Zooming out from a single machine, we see the same patterns playing out on a global scale. Network routers, the traffic police of the internet, use token buckets to defend against Denial of Service (DoS) attacks. For instance, they might limit the rate of certain control messages, like ICMP "Fragmentation Needed," to prevent an attacker from overwhelming the router's control plane. But this reveals the delicate trade-offs in system design. A legitimate, crucial network function called Path MTU Discovery relies on these very same ICMP messages. A naively configured global rate limiter, while stopping an attack, might also inadvertently break normal network operation for legitimate users by dropping their critical messages. The more robust solution, as network architects have learned, is to use more granular, per-destination token buckets. This isolates the malicious flow from the benign ones, ensuring security without sacrificing correctness.

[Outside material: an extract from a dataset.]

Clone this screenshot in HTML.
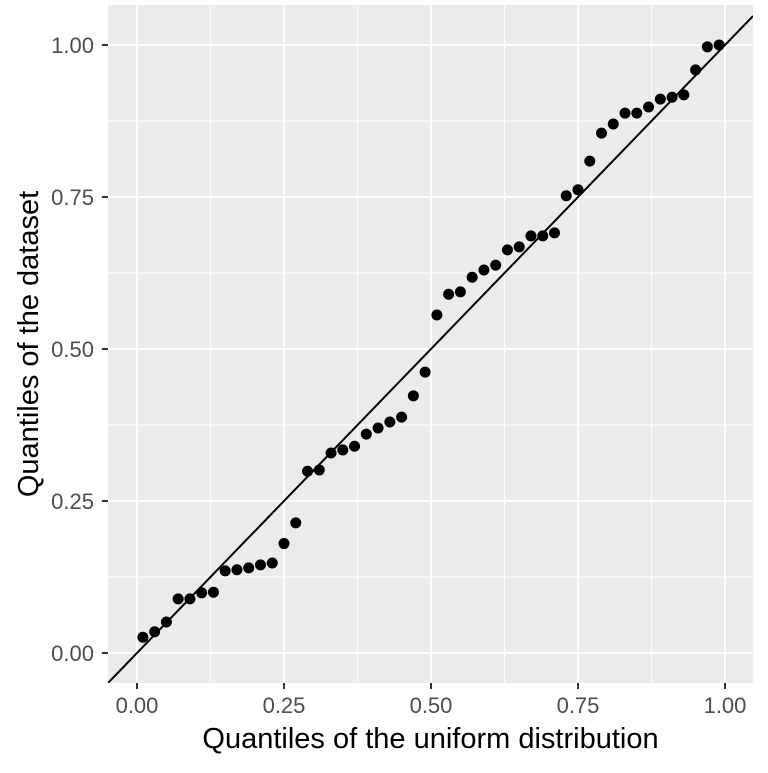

Finally, the token bucket can even be used to create emergent, system-wide behavior in distributed systems. Imagine a distributed file system with many clients writing to one server. How can you ensure fair access? One way is to have each client voluntarily shape its own outgoing traffic with a token bucket. If the server's total capacity is $\mu$ and there are $N$ clients, by having each client set its token rate to $r = \mu/N$ , the system as a whole achieves a "max-min fair" allocation of bandwidth. No central authority is needed to dictate rates; fairness emerges from the collective action of independent, rate-limited clients.

The Universal Rhythm of Rate and Burst

From the notifications you see, to the CPU scheduler you don't, from the firmware in a chip to the routers that span the globe, the token bucket algorithm provides a universal language for managing shared resources. Its power lies in its elegant simplicity. By maintaining just two numbers—a rate and a capacity—it provides a powerful guarantee, a predictable service curve in a world of unpredictable demand. It separates the concerns of long-term throughput from short-term burstiness, allowing system designers to reason about and balance these competing needs independently. It is a profound reminder that sometimes, the most complex and orderly systems are built upon the simplest and most beautiful of ideas.